Alternatives to conventional bank or credit union loans have saturated the lending market over the last decade, with major players like SoFi, Lending Club, and Prosper taking the lion’s share of the new personal loan business. These fintech startups have offered a handful of advantages over traditional financial institutions, including the ease and convenience of the application process, options for borrowers with less than ideal credit scores, and in some cases lower costs for borrowing. Consumers have embraced alternative financial companies due in large part to the unique benefits offered, creating an opportunity for even more lenders to enter the space.
Recently, Goldman Sachs, a globally known investment firm, put forth their rendition of online lending this October. Goldman Sachs’ platform for personal loans, known as Marcus, offers a wide range of personal loan options for well-qualified borrowers. Personal loans provided through Marcus can be taken out for as much as $30,000, with loan repayment terms ranging from two to six years. Each loan underwritten and funded through the Marcus platform is assigned an interest rate that is competitively priced, in line with other major online lenders available on the market today.
Goldman Sachs is most widely known for its products and financial services made available to high net worth individuals. The firm has spent its nearly 150-year history catering to a niche market of investors, without giving much credence to the retail side of the business. Now, with the launch of Marcus, Goldman Sachs is entering the consumer-focused realm of personal finance in an effort to compete directly with other fintech companies in the personal loan marketplace.
What’s Different About Marcus
Marcus by Goldman Sachs is slated to be a formidable opponent to major online marketplace lenders for a variety of reasons. First and foremost, Marcus loans are funded out of the coffers of Goldman Sachs’ reserves; as a bank, the firm has a substantial amount held in deposit accounts from its customers which it will use to fund its new personal loan offerings. The majority of marketplace lenders currently available to consumers fund loans through the crowd – outside investors who use personal money to fund individual loan requests. Since Marcus loans are funded through Goldman’s deposit accounts, individual borrowers have a great chance of being approved for a loan so long as other underwriting criteria, like credit score and income, are met.

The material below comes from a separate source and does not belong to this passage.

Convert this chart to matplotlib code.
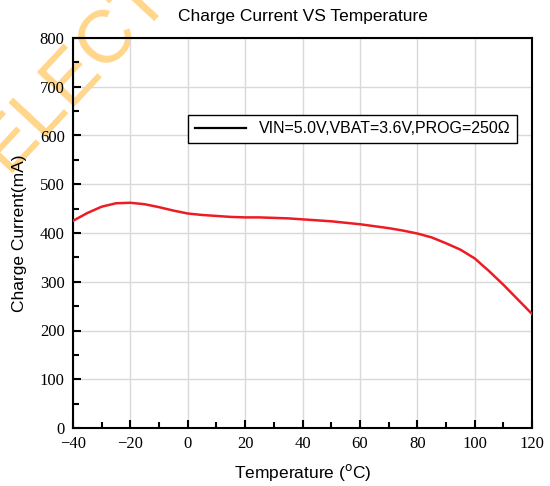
import matplotlib
matplotlib.use('Agg')
import matplotlib.pyplot as plt
from matplotlib.ticker import MultipleLocator

temps = [-40, -35, -30, -25, -20, -15, -10, -5, 0, 5, 10, 15, 20, 25, 30, 35, 40, 45, 50,
         55, 60, 65, 70, 75, 80, 85, 90, 95, 100, 105, 110, 115, 120]
currents = [425, 441, 454, 461, 462, 459, 453, 446, 440, 437, 435, 433, 432, 432, 431, 430, 428, 426, 424,
            421, 418, 414, 410, 405, 399, 391, 379, 366, 348, 322, 294, 264, 234]
series_label = 'VIN=5.0V,VBAT=3.6V,PROG=250Ω'

fig = plt.figure(figsize=(5.5, 4.86), dpi=100)
ax = fig.add_axes([73 / 550, 58 / 486, 459 / 550, 390 / 486])
ax.patch.set_alpha(0)

ax.plot(temps, currents, color='#ED1C24', linewidth=1.8, zorder=3)
legend_line, = ax.plot([], [], color='black', linewidth=1.6, label=series_label)

ax.set_xlim(-40, 120)
ax.set_ylim(0, 800)
ax.xaxis.set_major_locator(MultipleLocator(20))
ax.xaxis.set_minor_locator(MultipleLocator(10))
ax.yaxis.set_major_locator(MultipleLocator(100))
ax.yaxis.set_minor_locator(MultipleLocator(50))
ax.grid(True, which='major', color='#D9D9D9', linewidth=1)
ax.tick_params(which='both', direction='in', top=False, right=False, width=1.5)
ax.tick_params(which='major', length=6, labelsize=12, pad=6)
ax.tick_params(which='minor', length=4)
for lbl in ax.get_xticklabels() + ax.get_yticklabels():
    lbl.set_family('Liberation Serif')
for s in ax.spines.values():
    s.set_linewidth(1.5)

ax.set_title('Charge Current VS Temperature', fontsize=12.5, family='Liberation Sans', pad=12)
ax.set_xlabel('Temperature ($^{\\mathrm{o}}$C)', fontsize=12.5, family='Liberation Sans', labelpad=7)
ax.set_ylabel('Charge Current(mA)', fontsize=12.5, family='Liberation Sans', labelpad=9)

leg = ax.legend(handles=[legend_line], loc='upper right', bbox_to_anchor=(0.967, 0.803),
                frameon=True, fancybox=False, edgecolor='black', framealpha=1,
                borderaxespad=0, handlelength=3.2, prop={'family': 'Liberation Sans', 'size': 11.5})
leg.get_frame().set_linewidth(1)

# watermark, behind the axes
fig.text(0.012, 0.645, 'ELECTRONICS', rotation=47, rotation_mode='anchor', ha='left', va='baseline',
         fontsize=54, family='Liberation Sans', color='#FFD68A', zorder=-1)

fig.savefig('out.png', dpi=100)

Another differentiating factor of Marcus loans is the fee structure for borrowers. Unlike alternative lenders, Marcus loans tout no hidden or glaring charges for origination or funding, late payments, or prepayment of a loan. A number of marketplace lenders assess fees for each of these activities, making the total cost of borrowing more involved than the cost of interest alone. Marcus loans also allow for tailored due dates and, like most other personal loan solutions, a fixed repayment amount due each month.
In addition to a no-fee model, personal loans offered through the Goldman Sachs’ Marcus platform will feature fixed interest rates for the life of the loan. According to the press release from Goldman, Marcus loans will have interest rates ranging from 5.99% up to 22.99%, depending on credit qualification and the total amount borrowed. Competing lenders offer fixed and variable rate products to borrowers, but the maximum rate charged can be as high as 31%. Representatives from Goldman Sachs feel as though this difference puts Marcus in a highly competitive position within the market.
Who’s Fit for a Marcus Loan?
Currently, Marcus loans are being heavily marketed as an alternative to high-interest-rate credit card options. Instead of paying more than 20% on balances carried forward on a credit card, Goldman Sachs provides a simplified way to pay down debt in a more cost-effective way. However, Marcus loans are only available via direct invitation from Goldman Sachs, although the company plans to open up the platform to all borrowers in the near future.
The best-fit borrower for a Marcus loan has the same characteristics of a well-qualified borrower for any other personal loan option. Individuals should have a strong understanding of how a personal loan works, including its fixed monthly repayment and the total cost of borrowing over time. Similarly, personal loan borrowers are often required to have a strong credit history, score, and income level high enough to support a monthly loan payment. If you plan to use a Marcus loan or other personal loan to consolidate credit card debt, you may also want to analyze your current spending habits to ensure you’re strong enough to keep new credit card purchases to a minimum.
It will be interesting to see how Goldman Sachs takes on the consumer-focused marketplace with the introduction of Marcus loans. All told, the platform seems to be a sound alternative to personal loan options currently available to responsible, well-qualified borrowers.